HDU--2115

I Love This Game

Time Limit: 3000/1000 MS (Java/Others) Memory Limit: 32768/32768 K (Java/Others)

Total Submission(s): 6357 Accepted Submission(s): 2175



Problem Description

Do you like playing basketball ? If you are , you may know the NBA Skills Challenge . It is the content of the basketball skills . It include several parts , such as passing , shooting , and so on. After completion of the content , the player who takes the
shortest time will be the winner . Now give you their names and the time of finishing the competition , your task is to give out the rank of them ; please output their name and the rank, if they have the same time , the rank of them will be the same ,but you
should output their names in lexicographic order.You may assume the names of the players are unique.

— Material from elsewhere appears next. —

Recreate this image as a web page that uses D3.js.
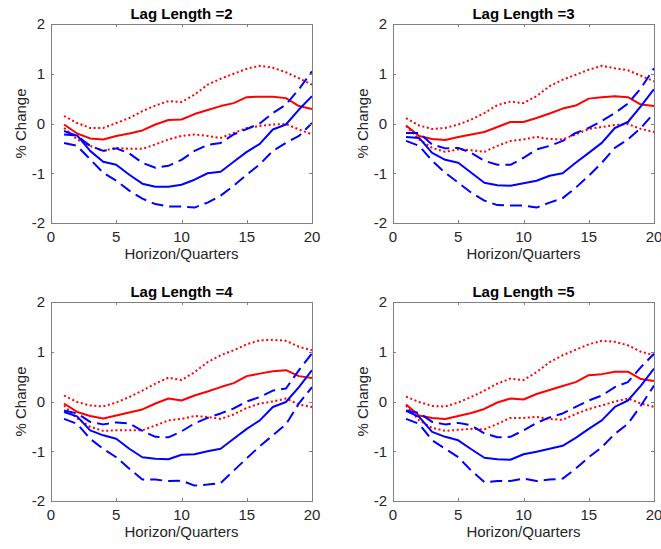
<!DOCTYPE html>
<html>
<head>
<meta charset="utf-8">
<script src="https://cdn.jsdelivr.net/npm/d3@7"></script>
<style>
  body { margin: 0; background: #fff; }
  svg { display: block; font-family: "Liberation Sans", Arial, Helvetica, sans-serif; }
  .tick-label { font-size: 15px; fill: #262626; }
  .title { font-size: 15px; font-weight: bold; fill: #000; }
  .axis-label { font-size: 15px; fill: #262626; }
</style>
</head>
<body>
<div id="chart"></div>
<script>
const horizon = [1, 2, 3, 4, 5, 6, 7, 8, 9, 10, 11, 12, 13, 14, 15, 16, 17, 18, 19, 20];
const lagLengths = [2, 3, 4, 5];
const xTicks = [0, 5, 10, 15, 20];
const yTicks = [-2, -1, 0, 1, 2];

// lag length 2
const redMid2 = [-0.02, -0.2, -0.3, -0.32, -0.25, -0.2, -0.14, -0.02, 0.07, 0.08, 0.19, 0.27, 0.35, 0.41, 0.53, 0.54, 0.54, 0.51, 0.35, 0.29];
const redUp2 = [0.15, 0.01, -0.09, -0.09, 0.01, 0.11, 0.25, 0.36, 0.45, 0.43, 0.58, 0.78, 0.9, 1.0, 1.1, 1.16, 1.12, 1.03, 0.91, 0.78];
const redLo2 = [-0.09, -0.32, -0.45, -0.55, -0.49, -0.51, -0.51, -0.42, -0.32, -0.25, -0.22, -0.25, -0.29, -0.19, -0.09, -0.05, -0.02, -0.01, -0.12, -0.22];
const blueMid2 = [-0.22, -0.24, -0.55, -0.77, -0.83, -1.03, -1.21, -1.27, -1.27, -1.23, -1.13, -1.0, -0.97, -0.77, -0.57, -0.41, -0.12, -0.02, 0.28, 0.55];
const blueUp2 = [-0.15, -0.25, -0.45, -0.55, -0.5, -0.6, -0.79, -0.89, -0.85, -0.73, -0.55, -0.43, -0.39, -0.22, -0.11, 0.0, 0.21, 0.38, 0.69, 1.05];
const blueLo2 = [-0.39, -0.45, -0.72, -0.99, -1.15, -1.35, -1.51, -1.62, -1.67, -1.67, -1.69, -1.59, -1.45, -1.25, -1.03, -0.82, -0.55, -0.39, -0.25, 0.01];

// lag length 3
const redMid3 = [-0.04, -0.25, -0.31, -0.33, -0.27, -0.22, -0.17, -0.07, 0.03, 0.03, 0.11, 0.2, 0.3, 0.36, 0.5, 0.53, 0.55, 0.53, 0.38, 0.35];
const redUp3 = [0.11, -0.04, -0.11, -0.09, -0.02, 0.08, 0.21, 0.37, 0.44, 0.41, 0.55, 0.75, 0.88, 0.98, 1.08, 1.16, 1.11, 1.07, 0.96, 0.85];
const redLo3 = [-0.05, -0.32, -0.49, -0.57, -0.52, -0.54, -0.57, -0.45, -0.35, -0.32, -0.27, -0.31, -0.32, -0.22, -0.11, -0.07, -0.03, -0.01, -0.11, -0.17];
const blueMid3 = [-0.27, -0.29, -0.59, -0.73, -0.79, -0.99, -1.19, -1.24, -1.25, -1.2, -1.15, -1.05, -1.0, -0.79, -0.59, -0.39, -0.09, 0.03, 0.35, 0.69];
const blueUp3 = [-0.19, -0.19, -0.42, -0.5, -0.49, -0.59, -0.75, -0.83, -0.83, -0.69, -0.52, -0.45, -0.35, -0.19, -0.09, 0.05, 0.21, 0.4, 0.71, 1.11];
const blueLo3 = [-0.35, -0.45, -0.75, -0.99, -1.19, -1.39, -1.55, -1.64, -1.65, -1.65, -1.69, -1.59, -1.5, -1.29, -1.05, -0.79, -0.49, -0.32, -0.09, 0.21];

// lag length 4
const redMid4 = [-0.04, -0.21, -0.29, -0.34, -0.28, -0.22, -0.16, -0.04, 0.06, 0.02, 0.12, 0.2, 0.29, 0.37, 0.51, 0.56, 0.61, 0.63, 0.51, 0.47];
const redUp4 = [0.12, -0.01, -0.08, -0.1, -0.02, 0.09, 0.22, 0.36, 0.48, 0.43, 0.59, 0.79, 0.93, 1.03, 1.15, 1.23, 1.24, 1.22, 1.1, 1.03];
const redLo4 = [-0.08, -0.34, -0.51, -0.59, -0.58, -0.58, -0.58, -0.48, -0.38, -0.35, -0.29, -0.31, -0.35, -0.26, -0.13, -0.04, 0.0, 0.06, -0.06, -0.11];
const blueMid4 = [-0.21, -0.3, -0.58, -0.68, -0.75, -0.95, -1.12, -1.15, -1.16, -1.07, -1.06, -1.0, -0.95, -0.75, -0.55, -0.38, -0.11, -0.01, 0.29, 0.63];
const blueUp4 = [-0.18, -0.24, -0.41, -0.46, -0.42, -0.44, -0.59, -0.71, -0.72, -0.6, -0.44, -0.33, -0.24, -0.14, 0.0, 0.09, 0.22, 0.26, 0.63, 0.97];
const blueLo4 = [-0.35, -0.45, -0.75, -0.95, -1.12, -1.35, -1.57, -1.57, -1.6, -1.59, -1.69, -1.67, -1.64, -1.39, -1.14, -0.9, -0.68, -0.46, -0.04, 0.29];

// lag length 5
const redMid5 = [-0.06, -0.28, -0.33, -0.35, -0.29, -0.23, -0.15, -0.02, 0.06, 0.04, 0.15, 0.23, 0.31, 0.39, 0.53, 0.55, 0.6, 0.6, 0.45, 0.41];
const redUp5 = [0.1, -0.01, -0.09, -0.1, -0.02, 0.09, 0.22, 0.36, 0.46, 0.43, 0.59, 0.79, 0.93, 1.04, 1.15, 1.22, 1.2, 1.13, 1.0, 0.93];
const redLo5 = [-0.08, -0.38, -0.53, -0.59, -0.57, -0.55, -0.56, -0.45, -0.33, -0.33, -0.31, -0.35, -0.37, -0.25, -0.15, -0.08, 0.0, 0.06, -0.04, -0.11];
const blueMid5 = [-0.19, -0.31, -0.61, -0.71, -0.78, -0.96, -1.13, -1.16, -1.17, -1.06, -1.01, -0.95, -0.89, -0.73, -0.55, -0.38, -0.11, 0.02, 0.32, 0.66];
const blueUp5 = [-0.18, -0.23, -0.41, -0.46, -0.43, -0.48, -0.64, -0.72, -0.71, -0.58, -0.43, -0.32, -0.24, -0.11, 0.02, 0.12, 0.29, 0.39, 0.69, 0.96];
const blueLo5 = [-0.35, -0.45, -0.78, -0.95, -1.12, -1.39, -1.62, -1.6, -1.6, -1.55, -1.6, -1.57, -1.55, -1.35, -1.12, -0.92, -0.65, -0.45, -0.08, 0.32];

const panels = [
  { lag: lagLengths[0], series: [redUp2, redLo2, redMid2, blueUp2, blueLo2, blueMid2] },
  { lag: lagLengths[1], series: [redUp3, redLo3, redMid3, blueUp3, blueLo3, blueMid3] },
  { lag: lagLengths[2], series: [redUp4, redLo4, redMid4, blueUp4, blueLo4, blueMid4] },
  { lag: lagLengths[3], series: [redUp5, redLo5, redMid5, blueUp5, blueLo5, blueMid5] }
];

// stroke style per series slot
const styles = [
  { color: "#ff0000", dash: "2,2.6", width: 2 },
  { color: "#ff0000", dash: "2,2.6", width: 2 },
  { color: "#ff0000", dash: null, width: 2 },
  { color: "#0000ff", dash: "12,6", width: 2 },
  { color: "#0000ff", dash: "12,6", width: 2 },
  { color: "#0000ff", dash: null, width: 2 }
];

const W = 661, H = 549;
const pw = 261, ph = 199;
const origins = [[51, 24], [393, 24], [51, 302], [393, 302]];

const svg = d3.select("#chart").append("svg")
  .attr("width", W).attr("height", H);

const x = d3.scaleLinear().domain([0, 20]).range([0, pw]);
const y = d3.scaleLinear().domain([-2, 2]).range([ph, 0]);
const tickLen = 3;

panels.forEach((p, i) => {
  const [ox, oy] = origins[i];
  const g = svg.append("g").attr("transform", `translate(${ox},${oy})`);

  g.append("defs").append("clipPath").attr("id", "clip" + i)
    .append("rect").attr("width", pw).attr("height", ph);

  const line = d3.line().x((d, j) => x(horizon[j])).y(d => y(d));
  const plot = g.append("g").attr("clip-path", `url(#clip${i})`);
  p.series.forEach((s, k) => {
    const st = styles[k];
    plot.append("path")
      .datum(s)
      .attr("d", line)
      .attr("fill", "none")
      .attr("stroke", st.color)
      .attr("stroke-width", st.width)
      .attr("stroke-dasharray", st.dash)
      .attr("stroke-linejoin", "round");
  });

  // box and inward ticks
  g.append("rect").attr("x", 0.5).attr("y", 0.5).attr("width", pw).attr("height", ph)
    .attr("fill", "none").attr("stroke", "#808080").attr("stroke-width", 1);

  xTicks.forEach(t => {
    const xp = Math.round(x(t)) + 0.5;
    g.append("line").attr("x1", xp).attr("x2", xp).attr("y1", ph).attr("y2", ph - tickLen).attr("stroke", "#808080");
    g.append("line").attr("x1", xp).attr("x2", xp).attr("y1", 0).attr("y2", tickLen).attr("stroke", "#808080");
    g.append("text").attr("class", "tick-label")
      .attr("x", x(t)).attr("y", ph + 19).attr("text-anchor", "middle").text(t);
  });
  yTicks.forEach(t => {
    const yp = Math.round(y(t)) + 0.5;
    g.append("line").attr("x1", 0).attr("x2", tickLen).attr("y1", yp).attr("y2", yp).attr("stroke", "#808080");
    g.append("line").attr("x1", pw).attr("x2", pw - tickLen).attr("y1", yp).attr("y2", yp).attr("stroke", "#808080");
    g.append("text").attr("class", "tick-label")
      .attr("x", -6).attr("y", y(t)).attr("dy", "0.36em").attr("text-anchor", "end").text(t);
  });

  g.append("text").attr("class", "title")
    .attr("x", pw / 2).attr("y", -5).attr("text-anchor", "middle")
    .text("Lag Length =" + p.lag);

  g.append("text").attr("class", "axis-label")
    .attr("x", pw / 2).attr("y", ph + 36).attr("text-anchor", "middle")
    .text("Horizon/Quarters");

  g.append("text").attr("class", "axis-label")
    .attr("transform", `translate(-25,${ph / 2}) rotate(-90)`)
    .attr("text-anchor", "middle")
    .text("% Change");
});
</script>
</body>
</html>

Is it a very simple problem for you? Please accept it in ten minutes.

Input

This problem contains multiple test cases! Ease test case contain a n(1<=n<=10) shows the number of players,then n lines will be given. Each line will contain the name of player and the time(mm:ss) of their finish.The end of the input will be indicated by an
integer value of zero.

Output

The output format is shown as sample below.

Please output the rank of all players, the output format is shown as sample below;

Output a blank line between two cases.

Sample Input

10
Iverson 17:19
Bryant 07:03
Nash 09:33
Wade 07:03
Davies 11:13
Carter 14:28
Jordan 29:34
James 20:48
Parker 24:49
Kidd 26:46
0

Sample Output

Case #1
Bryant 1
Wade 1
Nash 3
Davies 4
Carter 5
Iverson 6
James 7
Parker 8
Kidd 9
Jordan 10

Author

為傑沉倫

Source

HDU 2007-10 Programming Contest_WarmUp

#include<stdio.h>
#include<string.h>
struct people{
char name[50];
int time;
int rank;
} a[11];
char temp[50];
int main()
{
int n,i,count=0,m,s,j;
while(scanf("%d",&n),n)
{
if(count) printf("\n");
count++;
printf("Case #%d\n",count);
for(i=1;i<=n;i++)
{
scanf("%s %d:%d",a[i].name,&m,&s);
a[i].time=m*60+s;
}
for(i=1;i<=n;i++)
for(j=i+1;j<=n;j++)
{
if(a[i].time>a[j].time)
{
strncpy(temp,a[j].name,50);
strncpy(a[j].name,a[i].name,50);
strncpy(a[i].name,temp,50);
m=a[i].time;
a[i].time=a[j].time;
a[j].time=m;
}
}
a[1].rank=1;
for(i=2;i<=n;i++)
if(a[i].time==a[i-1].time)
a[i].rank=a[i-1].rank;
else
a[i].rank=i;
for(i=1;i<=n;i++)
printf("%s %d\n",a[i].name,a[i].rank);
}
return 0;
}